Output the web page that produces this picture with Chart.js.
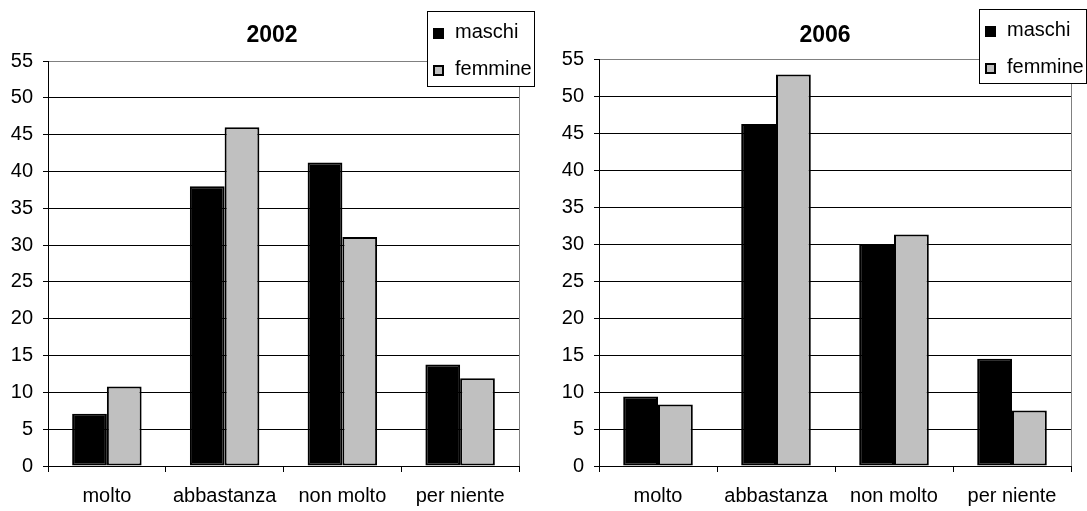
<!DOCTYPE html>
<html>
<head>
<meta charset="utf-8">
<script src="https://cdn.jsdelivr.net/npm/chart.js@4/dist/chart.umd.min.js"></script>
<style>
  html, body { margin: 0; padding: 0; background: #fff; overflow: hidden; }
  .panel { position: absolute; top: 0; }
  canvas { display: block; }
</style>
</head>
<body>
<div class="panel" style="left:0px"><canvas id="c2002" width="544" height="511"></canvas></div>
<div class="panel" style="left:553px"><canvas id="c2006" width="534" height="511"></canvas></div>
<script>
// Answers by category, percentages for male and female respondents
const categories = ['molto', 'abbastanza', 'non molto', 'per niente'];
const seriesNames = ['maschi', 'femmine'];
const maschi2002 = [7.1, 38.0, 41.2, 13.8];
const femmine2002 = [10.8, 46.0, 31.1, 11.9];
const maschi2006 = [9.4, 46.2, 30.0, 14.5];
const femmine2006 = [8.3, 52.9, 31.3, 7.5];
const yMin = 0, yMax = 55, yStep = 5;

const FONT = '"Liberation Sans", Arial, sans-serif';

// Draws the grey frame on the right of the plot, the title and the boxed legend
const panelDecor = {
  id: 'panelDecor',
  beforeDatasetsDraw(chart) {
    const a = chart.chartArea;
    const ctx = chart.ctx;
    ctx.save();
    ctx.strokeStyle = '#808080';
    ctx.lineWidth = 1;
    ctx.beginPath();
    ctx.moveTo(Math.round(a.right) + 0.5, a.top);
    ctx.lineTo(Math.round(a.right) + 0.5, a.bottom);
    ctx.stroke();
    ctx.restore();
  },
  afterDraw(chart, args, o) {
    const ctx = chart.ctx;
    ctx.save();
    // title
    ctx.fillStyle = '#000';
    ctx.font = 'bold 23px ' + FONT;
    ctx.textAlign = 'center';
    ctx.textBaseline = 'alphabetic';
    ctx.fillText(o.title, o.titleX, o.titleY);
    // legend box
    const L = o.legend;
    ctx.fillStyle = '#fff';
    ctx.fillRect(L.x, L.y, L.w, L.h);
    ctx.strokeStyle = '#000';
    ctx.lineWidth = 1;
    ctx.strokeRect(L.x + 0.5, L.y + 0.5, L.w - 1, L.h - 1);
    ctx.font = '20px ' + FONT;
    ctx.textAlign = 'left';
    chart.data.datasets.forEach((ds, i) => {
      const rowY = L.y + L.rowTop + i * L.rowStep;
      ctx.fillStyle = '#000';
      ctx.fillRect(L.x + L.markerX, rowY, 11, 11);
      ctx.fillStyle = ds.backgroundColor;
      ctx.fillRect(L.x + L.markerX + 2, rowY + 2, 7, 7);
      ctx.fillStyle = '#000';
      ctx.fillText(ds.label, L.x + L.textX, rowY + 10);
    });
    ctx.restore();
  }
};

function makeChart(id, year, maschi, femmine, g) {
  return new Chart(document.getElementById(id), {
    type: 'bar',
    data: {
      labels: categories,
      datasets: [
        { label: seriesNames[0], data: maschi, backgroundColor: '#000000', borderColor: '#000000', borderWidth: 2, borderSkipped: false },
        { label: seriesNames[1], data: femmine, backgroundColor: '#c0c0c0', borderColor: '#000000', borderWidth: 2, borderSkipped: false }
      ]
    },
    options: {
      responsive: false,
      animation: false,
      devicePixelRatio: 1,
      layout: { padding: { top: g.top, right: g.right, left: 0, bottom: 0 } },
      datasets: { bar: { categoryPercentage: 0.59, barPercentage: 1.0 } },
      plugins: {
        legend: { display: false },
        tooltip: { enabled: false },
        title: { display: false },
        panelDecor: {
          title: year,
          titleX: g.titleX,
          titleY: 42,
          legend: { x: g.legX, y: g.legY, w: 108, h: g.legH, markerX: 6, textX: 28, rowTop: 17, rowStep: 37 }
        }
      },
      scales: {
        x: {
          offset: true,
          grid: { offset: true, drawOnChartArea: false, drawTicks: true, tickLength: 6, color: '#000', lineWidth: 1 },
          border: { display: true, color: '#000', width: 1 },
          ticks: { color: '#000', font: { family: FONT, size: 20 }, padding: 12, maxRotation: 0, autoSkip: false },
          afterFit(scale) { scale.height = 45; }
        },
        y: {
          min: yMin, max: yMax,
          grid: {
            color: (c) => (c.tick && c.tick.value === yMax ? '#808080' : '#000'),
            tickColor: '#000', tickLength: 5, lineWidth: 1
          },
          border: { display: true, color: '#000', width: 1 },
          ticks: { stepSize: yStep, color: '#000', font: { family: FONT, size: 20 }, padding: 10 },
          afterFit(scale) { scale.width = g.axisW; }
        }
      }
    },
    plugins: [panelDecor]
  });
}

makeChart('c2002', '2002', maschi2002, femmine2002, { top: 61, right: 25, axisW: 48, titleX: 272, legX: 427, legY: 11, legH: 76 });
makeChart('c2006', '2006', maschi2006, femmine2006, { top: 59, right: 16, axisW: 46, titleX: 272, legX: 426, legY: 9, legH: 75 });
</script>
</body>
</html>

--

Every line is to be duplicated exactly, though pictures stay out.

Output the web page that produces this picture with Chart.js.
<!DOCTYPE html>
<html>
<head>
<meta charset="utf-8">
<script src="https://cdn.jsdelivr.net/npm/chart.js@4/dist/chart.umd.min.js"></script>
<style>
  html, body { margin: 0; padding: 0; background: #fff; overflow: hidden; }
  .panel { position: absolute; top: 0; }
  canvas { display: block; }
</style>
</head>
<body>
<div class="panel" style="left:0px"><canvas id="c2002" width="544" height="511"></canvas></div>
<div class="panel" style="left:553px"><canvas id="c2006" width="534" height="511"></canvas></div>
<script>
// Answers by category, percentages for male and female respondents
const categories = ['molto', 'abbastanza', 'non molto', 'per niente'];
const seriesNames = ['maschi', 'femmine'];
const maschi2002 = [7.1, 38.0, 41.2, 13.8];
const femmine2002 = [10.8, 46.0, 31.1, 11.9];
const maschi2006 = [9.4, 46.2, 30.0, 14.5];
const femmine2006 = [8.3, 52.9, 31.3, 7.5];
const yMin = 0, yMax = 55, yStep = 5;

const FONT = '"Liberation Sans", Arial, sans-serif';

// Draws the grey frame on the right of the plot, the title and the boxed legend
const panelDecor = {
  id: 'panelDecor',
  beforeDatasetsDraw(chart) {
    const a = chart.chartArea;
    const ctx = chart.ctx;
    ctx.save();
    ctx.strokeStyle = '#808080';
    ctx.lineWidth = 1;
    ctx.beginPath();
    ctx.moveTo(Math.round(a.right) + 0.5, a.top);
    ctx.lineTo(Math.round(a.right) + 0.5, a.bottom);
    ctx.stroke();
    ctx.restore();
  },
  afterDraw(chart, args, o) {
    const ctx = chart.ctx;
    ctx.save();
    // title
    ctx.fillStyle = '#000';
    ctx.font = 'bold 23px ' + FONT;
    ctx.textAlign = 'center';
    ctx.textBaseline = 'alphabetic';
    ctx.fillText(o.title, o.titleX, o.titleY);
    // legend box
    const L = o.legend;
    ctx.fillStyle = '#fff';
    ctx.fillRect(L.x, L.y, L.w, L.h);
    ctx.strokeStyle = '#000';
    ctx.lineWidth = 1;
    ctx.strokeRect(L.x + 0.5, L.y + 0.5, L.w - 1, L.h - 1);
    ctx.font = '20px ' + FONT;
    ctx.textAlign = 'left';
    chart.data.datasets.forEach((ds, i) => {
      const rowY = L.y + L.rowTop + i * L.rowStep;
      ctx.fillStyle = '#000';
      ctx.fillRect(L.x + L.markerX, rowY, 11, 11);
      ctx.fillStyle = ds.backgroundColor;
      ctx.fillRect(L.x + L.markerX + 2, rowY + 2, 7, 7);
      ctx.fillStyle = '#000';
      ctx.fillText(ds.label, L.x + L.textX, rowY + 10);
    });
    ctx.restore();
  }
};

function makeChart(id, year, maschi, femmine, g) {
  return new Chart(document.getElementById(id), {
    type: 'bar',
    data: {
      labels: categories,
      datasets: [
        { label: seriesNames[0], data: maschi, backgroundColor: '#000000', borderColor: '#000000', borderWidth: 2, borderSkipped: false },
        { label: seriesNames[1], data: femmine, backgroundColor: '#c0c0c0', borderColor: '#000000', borderWidth: 2, borderSkipped: false }
      ]
    },
    options: {
      responsive: false,
      animation: false,
      devicePixelRatio: 1,
      layout: { padding: { top: g.top, right: g.right, left: 0, bottom: 0 } },
      datasets: { bar: { categoryPercentage: 0.59, barPercentage: 1.0 } },
      plugins: {
        legend: { display: false },
        tooltip: { enabled: false },
        title: { display: false },
        panelDecor: {
          title: year,
          titleX: g.titleX,
          titleY: 42,
          legend: { x: g.legX, y: g.legY, w: 108, h: g.legH, markerX: 6, textX: 28, rowTop: 17, rowStep: 37 }
        }
      },
      scales: {
        x: {
          offset: true,
          grid: { offset: true, drawOnChartArea: false, drawTicks: true, tickLength: 6, color: '#000', lineWidth: 1 },
          border: { display: true, color: '#000', width: 1 },
          ticks: { color: '#000', font: { family: FONT, size: 20 }, padding: 12, maxRotation: 0, autoSkip: false },
          afterFit(scale) { scale.height = 45; }
        },
        y: {
          min: yMin, max: yMax,
          grid: {
            color: (c) => (c.tick && c.tick.value === yMax ? '#808080' : '#000'),
            tickColor: '#000', tickLength: 5, lineWidth: 1
          },
          border: { display: true, color: '#000', width: 1 },
          ticks: { stepSize: yStep, color: '#000', font: { family: FONT, size: 20 }, padding: 10 },
          afterFit(scale) { scale.width = g.axisW; }
        }
      }
    },
    plugins: [panelDecor]
  });
}

makeChart('c2002', '2002', maschi2002, femmine2002, { top: 61, right: 25, axisW: 48, titleX: 272, legX: 427, legY: 11, legH: 76 });
makeChart('c2006', '2006', maschi2006, femmine2006, { top: 59, right: 16, axisW: 46, titleX: 272, legX: 426, legY: 9, legH: 75 });
</script>
</body>
</html>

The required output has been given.